The awesome, simple way is:
_.sortBy(data, [function(item) {
return item.sortData.a;
}, function(item) {
return item.sortData.b;
}]);
I found it from check the source code of lodash, it always check the function one by one.
Hope that help.

With ES6 easy syntax and lodash
sortBy(item.sortData, (item) => (-item.a), (item) => (-item.b))

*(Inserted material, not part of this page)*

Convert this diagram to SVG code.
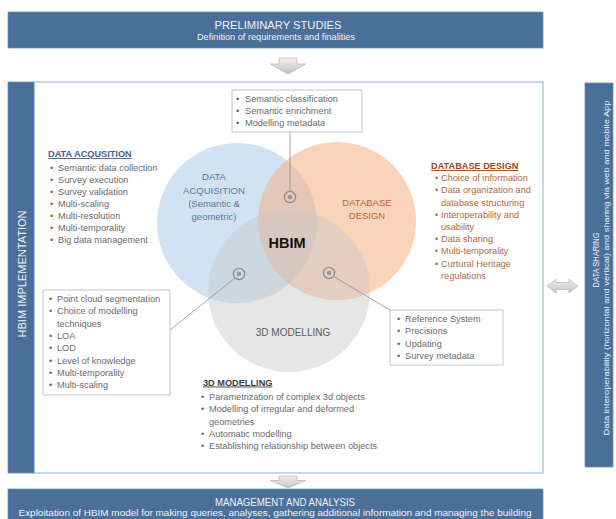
<svg xmlns="http://www.w3.org/2000/svg" width="616" height="519" viewBox="0 0 616 519">
<style>
text{font-family:"Liberation Sans",Arial,sans-serif}
.ban{fill:#4a6f98;stroke:#6f8fb3;stroke-width:0.8}
.bt{fill:#eef3f9;text-anchor:middle}
.li{font-size:9.2px;fill:#6b6b6b}
.lb{font-size:9.2px;fill:#b06a3b}
.box{fill:#fff;stroke:#c6c6c6;stroke-width:1}
.con{stroke:#8e8e8e;stroke-width:0.8;fill:none}
.arr{fill:url(#ag);stroke:#bdbdbd;stroke-width:0.8}
.hd{font-size:9.2px;font-weight:bold;text-decoration:underline}
</style>
<defs>
<linearGradient id="ag" x1="0" y1="0" x2="0" y2="1"><stop offset="0" stop-color="#f0f0f0"/><stop offset="1" stop-color="#c2c2c2"/></linearGradient>
<g id="tgt"><circle r="5.6" fill="none" stroke="#8d8d8d" stroke-width="1.3"/><circle r="2.3" fill="#9b9b9b"/></g>
</defs>
<rect width="616" height="519" fill="#fff"/>

<g id="preliminary-studies">
<rect class="ban" x="8" y="12" width="535" height="36"/>
<text class="bt" x="278" y="29" font-size="11" textLength="127" lengthAdjust="spacingAndGlyphs">PRELIMINARY STUDIES</text>
<text class="bt" x="276" y="39.5" font-size="8.6" textLength="158" lengthAdjust="spacingAndGlyphs">Definition of requirements and finalities</text>
</g>

<g id="arrow-down-1"><polygon class="arr" points="279,58 297,58 297,64 306,64 288,74 270,64 279,64"/></g>

<g id="hbim-implementation">
<rect x="34" y="82" width="509" height="391" fill="#fff" stroke="#b3cae2" stroke-width="1.5"/>
<rect class="ban" x="8" y="82" width="26" height="391"/>
<text class="bt" transform="translate(25.5,274) rotate(-90)" font-size="11" textLength="127" lengthAdjust="spacingAndGlyphs">HBIM IMPLEMENTATION</text>
</g>

<g id="venn">
<circle id="circle-data-acquisition" cx="237" cy="223" r="80" fill="#bdd7ee" fill-opacity="0.7"/>
<circle id="circle-database-design" cx="337" cy="221" r="79" fill="#f4b183" fill-opacity="0.55"/>
<circle id="circle-3d-modelling" cx="289" cy="291" r="81" fill="#c8c8c8" fill-opacity="0.45"/>
</g>

<g id="venn-labels">
<g fill="#56789e" font-size="9.5" text-anchor="middle">
<text x="214" y="180">DATA</text>
<text x="214" y="193.5">ACQUISITION</text>
<text x="214" y="206.5">(Semantic &amp;</text>
<text x="214" y="220">geometric)</text>
</g>
<g fill="#b8683a" font-size="9.5" text-anchor="middle">
<text x="367" y="206">DATABASE</text>
<text x="367" y="219">DESIGN</text>
</g>
<text id="hbim" x="287" y="248" font-size="14.5" font-weight="bold" fill="#111" text-anchor="middle">HBIM</text>
<text x="293" y="335.5" font-size="10" fill="#5a5a5a" text-anchor="middle">3D MODELLING</text>
</g>

<g id="connectors">
<line class="con" x1="290" y1="132" x2="290" y2="191.5"/>
<line class="con" x1="170" y1="330" x2="235" y2="278"/>
<line class="con" x1="333.5" y1="276.5" x2="390" y2="310"/>
</g>

<g id="markers">
<use href="#tgt" x="290" y="197"/>
<use href="#tgt" x="239" y="274"/>
<use href="#tgt" x="329" y="273"/>
</g>

<g id="box-semantic">
<rect class="box" x="232" y="90" width="130" height="42"/>
<g class="li">
<text x="236" y="102">•</text><text x="245" y="102">Semantic classification</text>
<text x="236" y="114">•</text><text x="245" y="114">Semantic enrichment</text>
<text x="236" y="125.5">•</text><text x="245" y="125.5">Modelling metadata</text>
</g>
</g>

<g id="list-data-acquisition">
<text class="hd" x="48" y="157" fill="#44658a">DATA ACQUSITION</text>
<g class="li">
<text x="50" y="170.5">•</text><text x="58" y="170.5">Semantic data collection</text>
<text x="50" y="182.6">•</text><text x="58" y="182.6">Survey execution</text>
<text x="50" y="194.7">•</text><text x="58" y="194.7">Survey validation</text>
<text x="50" y="206.8">•</text><text x="58" y="206.8">Multi-scaling</text>
<text x="50" y="218.9">•</text><text x="58" y="218.9">Multi-resolution</text>
<text x="50" y="231">•</text><text x="58" y="231">Multi-temporality</text>
<text x="50" y="243.1">•</text><text x="58" y="243.1">Big data management</text>
</g>
</g>

<g id="list-database-design">
<text class="hd" x="431" y="169" fill="#974a1f">DATABASE DESIGN</text>
<g class="lb">
<text x="435" y="181.2">•</text><text x="441" y="181.2">Choice of information</text>
<text x="435" y="193.4">•</text><text x="441" y="193.4">Data organization and</text>
<text x="441" y="205.6">database structuring</text>
<text x="435" y="217.8">•</text><text x="441" y="217.8">Interoperability and</text>
<text x="441" y="230">usability</text>
<text x="435" y="242.2">•</text><text x="441" y="242.2">Data sharing</text>
<text x="435" y="254.4">•</text><text x="441" y="254.4">Multi-temporality</text>
<text x="435" y="266.6">•</text><text x="441" y="266.6">Curtural Heritage</text>
<text x="441" y="278.8">regulations</text>
</g>
</g>

<g id="box-3d-left">
<rect class="box" x="43" y="290" width="127" height="105"/>
<g class="li">
<text x="49" y="302">•</text><text x="57" y="302">Point cloud segmentation</text>
<text x="49" y="314.3">•</text><text x="57" y="314.3">Choice of modelling</text>
<text x="57" y="326.6">techniques</text>
<text x="49" y="338.9">•</text><text x="57" y="338.9">LOA</text>
<text x="49" y="351.2">•</text><text x="57" y="351.2">LOD</text>
<text x="49" y="363.5">•</text><text x="57" y="363.5">Level of knowledge</text>
<text x="49" y="375.8">•</text><text x="57" y="375.8">Multi-temporality</text>
<text x="49" y="388.1">•</text><text x="57" y="388.1">Multi-scaling</text>
</g>
</g>

<g id="box-right">
<rect class="box" x="390" y="310" width="113" height="55"/>
<g class="li">
<text x="397" y="321.5">•</text><text x="405" y="321.5">Reference System</text>
<text x="397" y="334">•</text><text x="405" y="334">Precisions</text>
<text x="397" y="346.5">•</text><text x="405" y="346.5">Updating</text>
<text x="397" y="359">•</text><text x="405" y="359">Survey metadata</text>
</g>
</g>

<g id="list-3d-modelling">
<text class="hd" x="203" y="385.5" fill="#404040">3D MODELLING</text>
<g class="li">
<text x="201" y="400">•</text><text x="209" y="400">Parametrization of complex 3d objects</text>
<text x="201" y="412.3">•</text><text x="209" y="412.3">Modelling of irregular and deformed</text>
<text x="209" y="424.6">geometries</text>
<text x="201" y="436.9">•</text><text x="209" y="436.9">Automatic modelling</text>
<text x="201" y="449.2">•</text><text x="209" y="449.2">Establishing relationship between objects</text>
</g>
</g>

<g id="arrow-double"><polygon class="arr" points="547,286 556,279 556,282.5 569,282.5 569,279 578,286 569,293 569,289.5 556,289.5 556,293"/></g>

<g id="data-sharing">
<rect class="ban" x="585" y="83" width="28" height="384"/>
<text class="bt" transform="translate(598.5,260) rotate(-90)" font-size="9.5" textLength="55" lengthAdjust="spacingAndGlyphs">DATA SHARING</text>
<text class="bt" transform="translate(608.5,268) rotate(-90)" font-size="7.8" textLength="335" lengthAdjust="spacingAndGlyphs">Data interoperability (horizontal and vertical) and sharing via web and mobile App</text>
</g>

<g id="arrow-down-2"><polygon class="arr" points="279,476 297,476 297,480.5 306,480.5 288,488 270,480.5 279,480.5"/></g>

<g id="management-analysis">
<rect class="ban" x="8" y="489" width="535" height="36"/>
<text class="bt" x="285" y="506" font-size="11" textLength="140" lengthAdjust="spacingAndGlyphs">MANAGEMENT AND ANALYSIS</text>
<text class="bt" x="275" y="516" font-size="8.4" textLength="513" lengthAdjust="spacingAndGlyphs">Exploitation of HBIM model for making queries, analyses, gathering additional information and managing the building</text>
</g>
</svg>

I think this could work in most cases with underscore:
var properties = ["sortData.a", "sortData.b"];
data = _.sortBy(data, function (d) {
var predicate = '';
for (var i = 0; i < properties.length; i++)
{
predicate += (i == properties.length - 1
? 'd.' + properties[i]
: 'd.' + properties[i] + ' + ')
}
return eval(predicate)
});
It works and you can see it in Plunker

If the problem is an integer is converted to a string, add zeroes before the integer to make it have the same length as the longest in the collection:
var maxLength = _.reduce(data, function(result, item) {
var bString = _.toString(item.sortData.b);
return result > bString.length ? result : bString.length;
}, 0);
_.sortBy(data, function(item) {
var bString = _.toString(item.sortData.b);
if(maxLength > bString.length) {
bString = [new Array(maxLength - bString.length + 1).join('0'), bString].join('');
}
return [item.sortData.a, bString];
});

I've found a good way to sort array by multiple nested fields.
const array = [
{id: '1', name: 'test', properties: { prop1: 'prop', prop2: 'prop'}},
{id: '2', name: 'test2', properties: { prop1: 'prop second', prop2: 'prop second'}}
]
I suggest to use 'sorters' object which will describe a key and sort order. It's comfortable to use it with some data table.
const sorters = {
'id': 'asc',
'properties_prop1': 'desc',//I'm describing nested fields with '_' symbol
}
dataSorted = orderBy(array, Object.keys(sorters).map(sorter => {
return (row) => {
if (sorter.includes('_')) { //checking for nested field
const value = row["properties"][sorter.split('_')[1]];
return value || null;
};
return row[sorter] || null;// checking for empty values
};
}), Object.values(sorters));
This function will sort an array with multiple nested fields, for the first arguments it takes an array to modify, seconds one it's actually an array of functions, each function have argument that actually an object from 'array' and return a value or null for sorting. Last argument of this function is 'sorting orders', each 'order' links with functions array by index. How the function looks like simple example after mapping:
orderBy(array, [(row) => row[key] || null, (row) => row[key] || null , (row) => row[key] || null] , ['asc', 'desc', 'asc'])
P.S. This code can be improved, but I would like to keep it like this for better understanding.